Given material =
────────────────
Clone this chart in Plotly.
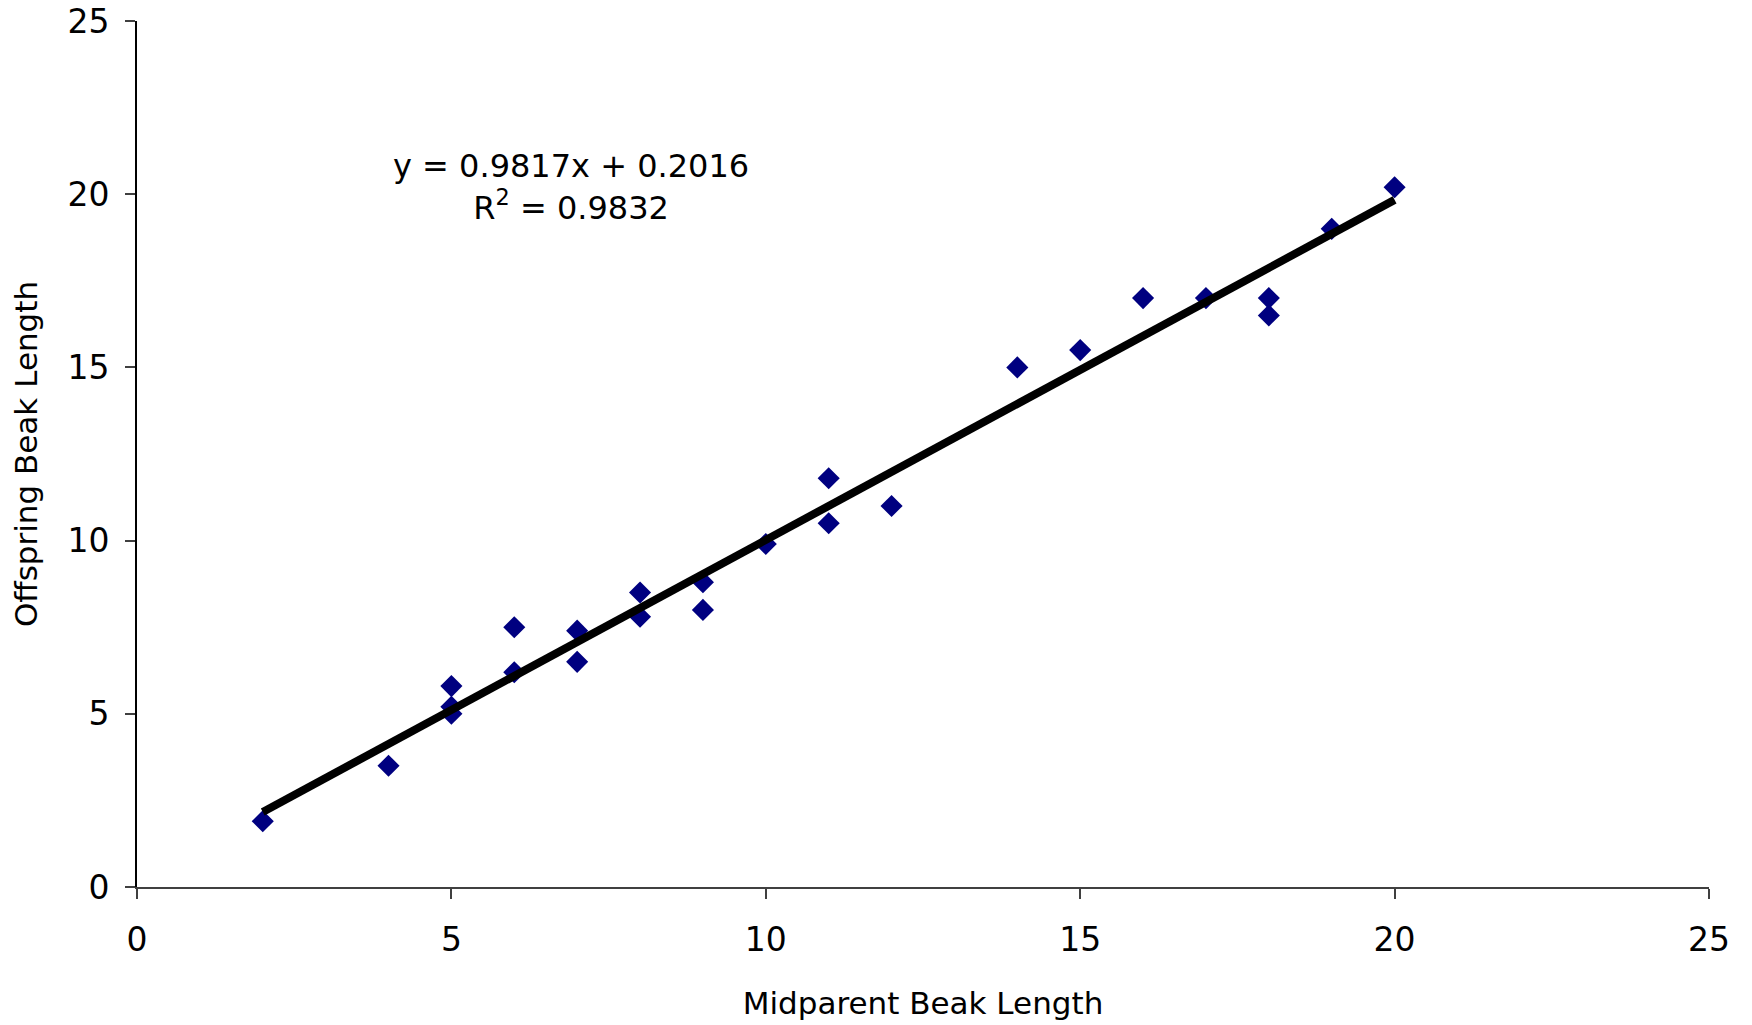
import plotly.graph_objects as go

# Data
midparent = [2, 4, 5, 5, 5, 6, 6, 7, 7, 8, 8, 9, 9, 10, 11, 11, 12, 14, 15, 16, 17, 18, 18, 19, 20]
offspring = [1.9, 3.5, 5.8, 5.2, 5.0, 7.5, 6.2, 7.4, 6.5, 8.5, 7.8, 8.8, 8.0, 9.9, 11.8, 10.5, 11.0,
             15.0, 15.5, 17.0, 17.0, 17.0, 16.5, 19.0, 20.2]

slope = 0.9817
intercept = 0.2016
r_squared = 0.9832

axis_ticks = [0, 5, 10, 15, 20, 25]

FONT = "DejaVu Sans, Verdana, sans-serif"

trend_x = [min(midparent), max(midparent)]
trend_y = [slope * v + intercept for v in trend_x]

fig = go.Figure()
fig.add_trace(go.Scatter(
    x=midparent, y=offspring, mode="markers",
    marker=dict(symbol="diamond", size=17, color="#000080"),
    showlegend=False, cliponaxis=False,
))
fig.add_trace(go.Scatter(
    x=trend_x, y=trend_y, mode="lines",
    line=dict(color="black", width=8),
    showlegend=False, cliponaxis=False,
))

fig.add_annotation(
    x=6.9, y=20.2, xref="x", yref="y",
    text=f"y = {slope}x + {intercept}<br>R<sup>2</sup> = {r_squared}",
    showarrow=False, align="center",
    font=dict(family=FONT, size=32, color="black"),
)

fig.update_layout(
    width=1752, height=1025,
    margin=dict(l=129, r=51, t=13, b=146),
    paper_bgcolor="white", plot_bgcolor="white",
    font=dict(family=FONT, size=32, color="black"),
)
fig.update_xaxes(
    range=[0, 25], tickvals=axis_ticks, ticktext=[str(t) for t in axis_ticks],
    showgrid=False, zeroline=False, showline=True, linecolor="#404040", linewidth=2,
    ticks="outside", ticklen=10, tickcolor="#404040", tickwidth=2,
    ticklabelstandoff=12, automargin=False, tickfont=dict(size=33),
    ticklabeloverflow="allow",
    title=dict(text="Midparent Beak Length", font=dict(family=FONT, size=31), standoff=35),
)
fig.update_yaxes(
    range=[0, 25], tickvals=axis_ticks, ticktext=[str(t) for t in axis_ticks],
    showgrid=False, zeroline=False, showline=True, linecolor="black", linewidth=2,
    ticks="outside", ticklen=10, tickcolor="#404040", tickwidth=2,
    ticklabelstandoff=9, automargin=False, tickfont=dict(size=33),
    ticklabeloverflow="allow",
    title=dict(text="Offspring Beak Length", font=dict(family=FONT, size=31), standoff=21),
)

fig.write_html("out.html")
────────────────
Written task = Begin at the first line of the data above and repeat each line exactly, stopping after the line containing "15.0, 15.5, 17.0, 17.0, 17.0, 16.5, 19.0, 20.2]". Omit the pictures.

In response =
Clone this chart in Plotly.
import plotly.graph_objects as go

# Data
midparent = [2, 4, 5, 5, 5, 6, 6, 7, 7, 8, 8, 9, 9, 10, 11, 11, 12, 14, 15, 16, 17, 18, 18, 19, 20]
offspring = [1.9, 3.5, 5.8, 5.2, 5.0, 7.5, 6.2, 7.4, 6.5, 8.5, 7.8, 8.8, 8.0, 9.9, 11.8, 10.5, 11.0,
             15.0, 15.5, 17.0, 17.0, 17.0, 16.5, 19.0, 20.2]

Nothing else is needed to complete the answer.